I think I've been seeing "2007 all over again" posts since like 2016-2017 or something.
 
you are treading dangerous waters regarding speculation
You better be mentioning it, because this speculation could come to fruition and nothing in USPAP says you cannot speculate about future possible impacts upon price. I do think that prices are more sensitivity now than say in the 1990s. After the great Recession, no one says any longer that "real estate never falls in price." In fact, my interpretation of USPAP says that we should discuss such potential impacts, just like we might discuss financial problems with a company that a "company town" depends upon. Detroit's woes were predictable when Japanese vehicles became popular. Now look at the city. There is nothing speculative about discussing the current state of concern over a potential bombshell event. No different than the Cuban crisis, a coming hurricane that might simply skirt the area, etc.
 
You better be mentioning it, because this speculation could come to fruition and nothing in USPAP says you cannot speculate about future possible impacts upon price. I do think that prices are more sensitivity now than say in the 1990s. After the great Recession, no one says any longer that "real estate never falls in price." In fact, my interpretation of USPAP says that we should discuss such potential impacts, just like we might discuss financial problems with a company that a "company town" depends upon. Detroit's woes were predictable when Japanese vehicles became popular. Now look at the city. There is nothing speculative about discussing the current state of concern over a potential bombshell event. No different than the Cuban crisis, a coming hurricane that might simply skirt the area, etc.
Of course, I agree with your point. We are responsible for commenting on future trends that may impact values and marketability.

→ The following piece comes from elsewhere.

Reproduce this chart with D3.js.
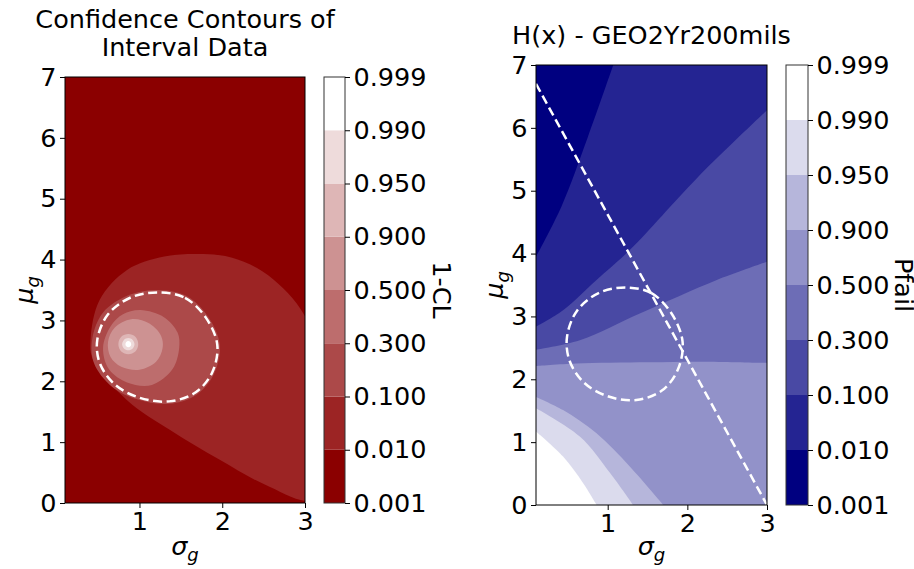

My point is that it is too new. As of this writing, no jobs have been terminated, they are on hiatus. This fluster cruck is only 3 weeks old. There is a good chance that 3 weeks from now it will be over. Housing will be affected IF people are out of jobs and IF there are foreclosures from people not paying mortgage payments and IF there are not enough buyers to keep supply and demand steady. Don’t read the panic. Read the market.
 
When in danger when in doubt,
Run in circles scream and shout. :leeann2:

The sky is falling!
 
I think I've been seeing "2007 all over again" posts since like 2016-2017 or something.

3/15/2020



Fed cuts key rate below 1% for first time - Dec. 16, 2008

Fed Cuts Key Rate to a Record Low - The New York Times

Dec 17, 2008



Maybe, you're just not old enough to recognize all the same steps on the same path.